Sunday, February 15, 2009

A Visit with a Fairy

Yesterday (Saturday), Amelia and I went to a birthday party for Emma, one of her classmates. We took the 94 tram many stops to get near the end of our destination street. This stop was next to the Foret des Soignes ("well-groomed forest," I think), which is an enormal forest around the south part of Brussels. The forest is shaped sort of like the back of your right hand, and we were close to the inside of the thumb. "Our" street cut clear across the entire thumb (a bit over half a mile, I think), and it was really more of a pedestrian path in the woods than a real street. For various reasons, Amelia was pretty unhappy the entire time I pushed her in her stroller through the woods.

It turned out our destination was on the other side of the thumb, once again outside the woods, on the same street, but on a part of the street that actually looked like a street—complete with houses and everything!—and not like a path in the woods.

Amelia and I arrived punctually, if unhappily, at the house with the party, and we were among the first guests. A woman named Beatrice was there painting faces, and I got mine painted (a sinister moustache and a shield on one cheek) before Amelia was ready to (little blue flowers and glitter). Most of the Lilliputian guests were classmates of Amelia, but she wasn't acting all that familiar with them, and she was pretty clingy to me. As most of the time I was physically restricted by my filial attachment, my usual smooth mingling style was a little cramped—I had previously met just one or two of the other parents and kids, and I made some progress socializing, but it was frankly limited.

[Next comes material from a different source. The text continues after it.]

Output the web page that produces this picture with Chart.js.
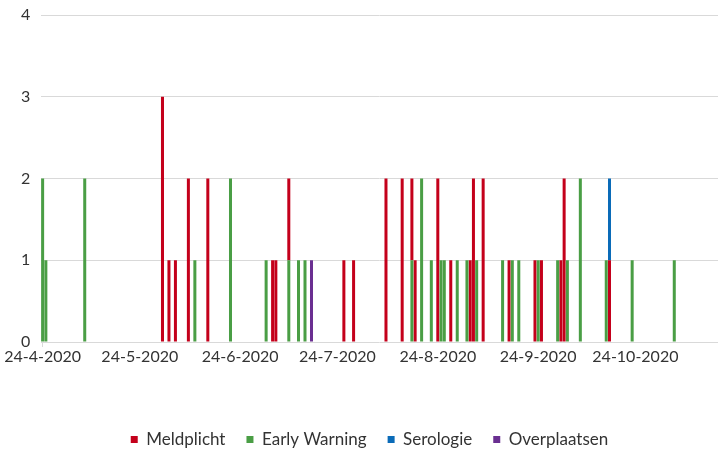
<!DOCTYPE html>
<html>
<head>
<meta charset="utf-8">
<script src="https://cdn.jsdelivr.net/npm/chart.js@4.4.1/dist/chart.umd.min.js"></script>
<style>
    html, body { margin: 0; padding: 0; background: #fff; }
    #ChartWrap { width: 720px; height: 452px; }
</style>
</head>
<body>
<div id="ChartWrap"><canvas id="MeldingenChart" width="720" height="452"></canvas></div>
<script>
    // x axis: one category per day, starting 24-4-2020
    var firstDay = [2020, 4, 24];
    var dayCount = 209;
    var tickLabels = ['24-4-2020', '24-5-2020', '24-6-2020', '24-7-2020', '24-8-2020', '24-9-2020', '24-10-2020'];

    var seriesNames = ['Meldplicht', 'Early Warning', 'Serologie', 'Overplaatsen'];

    var meldplichtDates = ['31-5-2020', '2-6-2020', '4-6-2020', '8-6-2020', '14-6-2020', '4-7-2020', '5-7-2020',
        '9-7-2020', '26-7-2020', '29-7-2020', '8-8-2020', '13-8-2020', '16-8-2020', '17-8-2020', '24-8-2020',
        '28-8-2020', '3-9-2020', '4-9-2020', '7-9-2020', '15-9-2020', '23-9-2020', '25-9-2020', '1-10-2020',
        '2-10-2020', '16-10-2020'];
    var meldplichtCounts = [3, 1, 1, 2, 2, 1, 1, 1, 1, 1, 2, 2, 1, 1, 2, 1, 1, 2, 2, 1, 1, 1, 1, 2, 1];

    var earlyWarningDates = ['24-4-2020', '25-4-2020', '7-5-2020', '10-6-2020', '21-6-2020', '2-7-2020', '9-7-2020',
        '12-7-2020', '14-7-2020', '16-8-2020', '19-8-2020', '22-8-2020', '25-8-2020', '26-8-2020', '30-8-2020',
        '2-9-2020', '5-9-2020', '13-9-2020', '16-9-2020', '18-9-2020', '24-9-2020', '30-9-2020', '3-10-2020',
        '7-10-2020', '15-10-2020', '23-10-2020', '5-11-2020'];
    var earlyWarningCounts = [2, 1, 2, 1, 2, 1, 1, 1, 1, 1, 2, 1, 1, 1, 1, 1, 1, 1, 1, 1, 1, 1, 1, 2, 1, 1, 1];

    var serologieDates = ['16-10-2020'];
    var serologieCounts = [1];

    var overplaatsenDates = ['16-7-2020'];
    var overplaatsenCounts = [1];

    var colors = {
        meldplicht: '#c4001b',
        earlyWarning: '#4a9e45',
        serologie: '#0a6bb8',
        overplaatsen: '#6a2f91'
    };

    function buildDayLabels() {
        var labels = [];
        for (var i = 0; i < dayCount; i++) {
            var d = new Date(Date.UTC(firstDay[0], firstDay[1] - 1, firstDay[2] + i));
            labels.push(d.getUTCDate() + '-' + (d.getUTCMonth() + 1) + '-' + d.getUTCFullYear());
        }
        return labels;
    }

    function points(dates, counts) {
        return dates.map(function (d, i) { return { x: d, y: counts[i] }; });
    }

    function isTick(label) {
        return tickLabels.indexOf(label) !== -1;
    }

    var dayLabels = buildDayLabels();
    var textColor = '#333333';
    var gridColor = '#d9d9d9';
    var font = { family: 'Lato', size: 16 };

    new Chart(document.getElementById('MeldingenChart'), {
        type: 'bar',
        data: {
            labels: dayLabels,
            datasets: [
                { label: seriesNames[0], data: points(meldplichtDates, meldplichtCounts), backgroundColor: colors.meldplicht, order: 1 },
                { label: seriesNames[1], data: points(earlyWarningDates, earlyWarningCounts), backgroundColor: colors.earlyWarning, order: 0 },
                { label: seriesNames[2], data: points(serologieDates, serologieCounts), backgroundColor: colors.serologie, order: 2 },
                { label: seriesNames[3], data: points(overplaatsenDates, overplaatsenCounts), backgroundColor: colors.overplaatsen, order: 3 }
            ]
        },
        options: {
            responsive: false,
            animation: false,
            layout: { padding: { top: 15, right: 2, bottom: -6, left: 21 } },
            datasets: { bar: { barPercentage: 1, categoryPercentage: 0.93, borderWidth: 0 } },
            scales: {
                x: {
                    stacked: true,
                    afterFit: function (scale) { scale.height = 68; },
                    border: { display: false },
                    grid: {
                        offset: false,
                        drawOnChartArea: false,
                        tickLength: 5,
                        color: function (ctx) { return ctx.tick && isTick(dayLabels[ctx.index]) ? gridColor : 'rgba(0,0,0,0)'; }
                    },
                    ticks: {
                        autoSkip: false,
                        maxRotation: 0,
                        padding: 0,
                        color: textColor,
                        font: font,
                        callback: function (value) {
                            var lab = this.getLabelForValue(value);
                            return isTick(lab) ? lab : null;
                        }
                    }
                },
                y: {
                    stacked: true,
                    min: 0,
                    max: 4,
                    afterFit: function (scale) { scale.width = 20; },
                    border: { display: false },
                    grid: { color: gridColor, drawTicks: false },
                    ticks: { stepSize: 1, padding: 0, crossAlign: 'far', color: textColor, font: font }
                }
            },
            plugins: {
                tooltip: { enabled: false },
                legend: {
                    position: 'bottom',
                    labels: {
                        boxWidth: 7,
                        boxHeight: 7,
                        padding: 21,
                        color: textColor,
                        font: { family: 'Lato', size: 17 },
                        sort: function (a, b) { return a.datasetIndex - b.datasetIndex; }
                    }
                }
            }
        }
    });
</script>
</body>
</html>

Beatrice ran a sort of scavenger hunt in which the kids got clues written by a fairy, and prizes with a butterfly theme. If the scavenger hunt were successfully concluded, the fairy promised in messages to visit! Afterwards, Beatrice disappeared, and then our hosts suddenly made a lot of fuss to close curtains to keep things dark, and appealed to the kids to be quiet, so the fairy wouldn't be scared away. After what seemed an eternity, the fairy dramatically arrived, with white wings, white glitter on her face, and a white dress lit up from the inside. (Astute readers may have already correctly guessed that Beatrice was in fact a fairy.) The fairy gave special attention to the birthday girl, and each kid got a bracelet. The fairy also led us in a rousing round of "Happy Birthday," which, for some strange reason, was rendered in English.

While waiting for the fairy to arrive, we had sandwiches and potato chips, and after she left we had pizza and cake. Amelia repeatedly asked me when the fairy was going to come back, but she never did. Alas! By this time, Amelia was more acclimated to the social circumstances, and coming out of her shell a bit more, but ironically it was time to leave. We took a different route back, travelling on the 92 tram, which had a stop must closer to the party. Amelia slept in the stroller almost the whole way home, while I conversed on the tram with a new acquaintance from the party.